Just as state regulation has a very uneven record, so the state’s role as a trustee of common assets is uneven and often dismal. We easily forget that many resources managed by the state belong to the people. The state does not “own” the air, water, public lands, coastal areas or wildlife, and cannot do what it pleases with them. It is authorized to act only as an administrative and fiduciary agent of the people. Under the public trust doctrine it cannot give away or allow the destruction of these resources. To emphasize the state’s stewardship obligations, I like to call large-scale, state-mediated commons state trustee commons.
Unfortunately, the state often neglects its responsibilities to “intervene” in markets because it fears that it might inhibit economic growth and violate widely believed fictions about “free market” principles. Safety regulations and public-service requirements, for example, tend to stabilize society, prevent serious harm and assure a rough social equity. But in our neoliberal times, even these goals are seen by most governments as an unacceptable burden on capital and corporations, and as a drag on economic growth.
To be sure, many grassroots movements have developed a modest independent sector of cooperatives and mutual association. Unfortunately, these alternative provisioning systems have generally failed to reach a meaningful scale. Similarly, while many important regulatory protections have been won over the years, they have failed to keep pace with the relentless stream of new problems generated by markets.
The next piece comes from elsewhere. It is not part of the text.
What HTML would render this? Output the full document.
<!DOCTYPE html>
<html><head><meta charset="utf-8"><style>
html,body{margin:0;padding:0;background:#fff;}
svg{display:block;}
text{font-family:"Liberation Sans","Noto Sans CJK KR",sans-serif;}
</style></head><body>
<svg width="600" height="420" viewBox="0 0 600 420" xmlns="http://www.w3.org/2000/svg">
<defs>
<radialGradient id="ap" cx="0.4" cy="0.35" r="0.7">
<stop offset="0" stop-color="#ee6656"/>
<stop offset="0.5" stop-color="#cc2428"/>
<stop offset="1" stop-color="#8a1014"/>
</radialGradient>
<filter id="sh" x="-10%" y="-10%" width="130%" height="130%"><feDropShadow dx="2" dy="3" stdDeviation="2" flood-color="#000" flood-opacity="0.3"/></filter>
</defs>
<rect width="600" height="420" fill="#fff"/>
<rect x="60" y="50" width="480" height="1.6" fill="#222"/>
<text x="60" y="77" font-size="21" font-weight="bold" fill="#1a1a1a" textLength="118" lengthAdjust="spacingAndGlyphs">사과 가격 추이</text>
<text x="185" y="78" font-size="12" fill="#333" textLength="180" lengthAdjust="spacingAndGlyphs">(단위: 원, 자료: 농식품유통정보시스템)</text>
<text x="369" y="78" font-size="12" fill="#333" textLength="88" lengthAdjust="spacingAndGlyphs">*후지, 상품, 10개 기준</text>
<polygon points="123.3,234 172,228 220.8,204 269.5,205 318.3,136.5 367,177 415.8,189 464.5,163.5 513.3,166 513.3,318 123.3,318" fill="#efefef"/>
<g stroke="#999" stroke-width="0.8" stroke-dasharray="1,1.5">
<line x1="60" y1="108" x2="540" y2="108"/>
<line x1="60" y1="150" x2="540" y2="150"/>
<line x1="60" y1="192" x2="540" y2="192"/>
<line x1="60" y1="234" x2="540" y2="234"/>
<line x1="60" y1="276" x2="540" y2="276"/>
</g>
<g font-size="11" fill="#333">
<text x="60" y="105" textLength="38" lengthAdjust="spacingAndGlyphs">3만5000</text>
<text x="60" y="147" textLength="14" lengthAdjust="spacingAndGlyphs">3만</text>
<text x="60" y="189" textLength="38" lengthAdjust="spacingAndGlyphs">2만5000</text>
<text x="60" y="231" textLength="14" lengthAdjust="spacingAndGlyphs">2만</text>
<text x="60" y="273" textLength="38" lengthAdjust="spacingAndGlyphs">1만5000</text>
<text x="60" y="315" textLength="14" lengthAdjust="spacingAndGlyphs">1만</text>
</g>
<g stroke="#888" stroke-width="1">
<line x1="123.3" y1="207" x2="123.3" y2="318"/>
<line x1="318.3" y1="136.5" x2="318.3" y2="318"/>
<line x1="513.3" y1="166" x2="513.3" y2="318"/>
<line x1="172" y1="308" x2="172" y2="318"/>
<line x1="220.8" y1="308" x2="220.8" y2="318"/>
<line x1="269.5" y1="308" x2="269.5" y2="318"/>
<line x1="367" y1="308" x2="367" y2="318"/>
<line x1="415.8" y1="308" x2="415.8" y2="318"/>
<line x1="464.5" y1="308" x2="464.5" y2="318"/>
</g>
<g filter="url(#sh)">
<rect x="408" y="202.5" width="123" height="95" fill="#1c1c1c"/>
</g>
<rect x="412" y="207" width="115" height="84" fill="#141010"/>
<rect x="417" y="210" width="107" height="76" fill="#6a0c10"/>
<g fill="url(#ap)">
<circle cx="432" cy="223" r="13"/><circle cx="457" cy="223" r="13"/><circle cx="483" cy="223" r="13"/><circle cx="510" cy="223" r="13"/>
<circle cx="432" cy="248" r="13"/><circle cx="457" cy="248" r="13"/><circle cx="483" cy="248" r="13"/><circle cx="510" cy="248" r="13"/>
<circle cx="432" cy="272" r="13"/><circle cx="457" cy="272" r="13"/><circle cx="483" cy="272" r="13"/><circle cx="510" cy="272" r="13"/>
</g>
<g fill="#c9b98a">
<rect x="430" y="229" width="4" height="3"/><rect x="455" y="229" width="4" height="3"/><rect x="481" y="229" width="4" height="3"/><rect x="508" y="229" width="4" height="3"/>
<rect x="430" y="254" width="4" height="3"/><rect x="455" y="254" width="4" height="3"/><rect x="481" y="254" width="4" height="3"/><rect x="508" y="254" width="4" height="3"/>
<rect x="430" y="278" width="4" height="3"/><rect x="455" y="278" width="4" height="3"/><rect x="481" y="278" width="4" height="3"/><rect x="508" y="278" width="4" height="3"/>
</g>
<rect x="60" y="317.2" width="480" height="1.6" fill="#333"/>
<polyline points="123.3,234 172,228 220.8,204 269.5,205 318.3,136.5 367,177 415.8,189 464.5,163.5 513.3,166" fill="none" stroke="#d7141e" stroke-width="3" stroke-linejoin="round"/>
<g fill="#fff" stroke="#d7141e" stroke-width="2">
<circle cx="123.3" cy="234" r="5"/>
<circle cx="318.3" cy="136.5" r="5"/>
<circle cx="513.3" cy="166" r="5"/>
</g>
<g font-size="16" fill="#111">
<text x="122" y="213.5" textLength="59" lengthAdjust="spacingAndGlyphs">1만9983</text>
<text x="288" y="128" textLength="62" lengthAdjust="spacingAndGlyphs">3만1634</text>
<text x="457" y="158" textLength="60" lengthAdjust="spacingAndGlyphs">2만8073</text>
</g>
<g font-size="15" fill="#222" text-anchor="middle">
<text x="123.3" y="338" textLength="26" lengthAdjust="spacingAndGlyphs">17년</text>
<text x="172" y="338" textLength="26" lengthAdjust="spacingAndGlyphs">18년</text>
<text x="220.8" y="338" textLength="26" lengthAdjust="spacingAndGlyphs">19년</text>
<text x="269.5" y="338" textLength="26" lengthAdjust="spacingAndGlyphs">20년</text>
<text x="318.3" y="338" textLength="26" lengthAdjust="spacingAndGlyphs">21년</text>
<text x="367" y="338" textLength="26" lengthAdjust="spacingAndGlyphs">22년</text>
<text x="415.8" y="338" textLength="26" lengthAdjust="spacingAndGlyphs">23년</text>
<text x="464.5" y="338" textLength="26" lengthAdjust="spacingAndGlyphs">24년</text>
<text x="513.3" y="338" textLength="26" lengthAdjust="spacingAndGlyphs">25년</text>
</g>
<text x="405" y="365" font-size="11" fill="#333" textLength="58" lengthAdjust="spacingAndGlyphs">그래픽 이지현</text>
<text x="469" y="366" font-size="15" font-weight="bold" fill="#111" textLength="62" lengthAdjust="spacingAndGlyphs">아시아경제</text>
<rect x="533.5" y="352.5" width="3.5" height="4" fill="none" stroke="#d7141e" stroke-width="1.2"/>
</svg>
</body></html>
In addition, regulation is generally dominated by legal proceduralism and scientific expertise, so that the views of local residents or individual consumers do not carry as much weight in decision-making as those of lawyers, credentialed technical experts and corporate officials. Commoners often find themselves delegitimized as participants in the governance process, or simply unable to afford the costs of participating.
In practice, the very institutionalisation of the process, ostensibly intended to assure fair, equal and universal participation, also tends to disenfranchise commoners. This can be seen when social democratic states have taken over the administration of projects (social security) and when state communism has marginalized collective initiatives (co-ops). It is no surprise that the success of commoners in developing adequate protections for themselves and their resources through the legal systems of the nation-state has been highly irregular and limited.
Some of the most astute commentators on these problems are autonomous Marxists such as Massimo De Angelis, editor of The Commoner website; George Caffentzis, founder of the Midnight Notes Collective; Silvia Federici, an historian who concentrates on the feminist implications of the commons; Peter Linebaugh, author of The Magna Carta Manifesto and other histories of English commons; and Michael Hardt and Antonio Negri, the political theorists and authors of Multitude, Empire and Commonwealth. Each in different ways has noted that the core problem of unfettered capitalist markets is their tendency to erode the authentic social connections among people (cooperation, custom, tradition) and to liquidate the organic coherence of society and individual commons. Capital breaks commons into their constituent parts — labor, land, capital, money — and treats them as commodities whose value is identical with their price.
This has caused a persistent moral and political crisis because market capitalism cannot answer the questions, What can bind people together beyond the minimal social and civic ties needed to participate in market exchanges? Can a market-based society survive without the commons?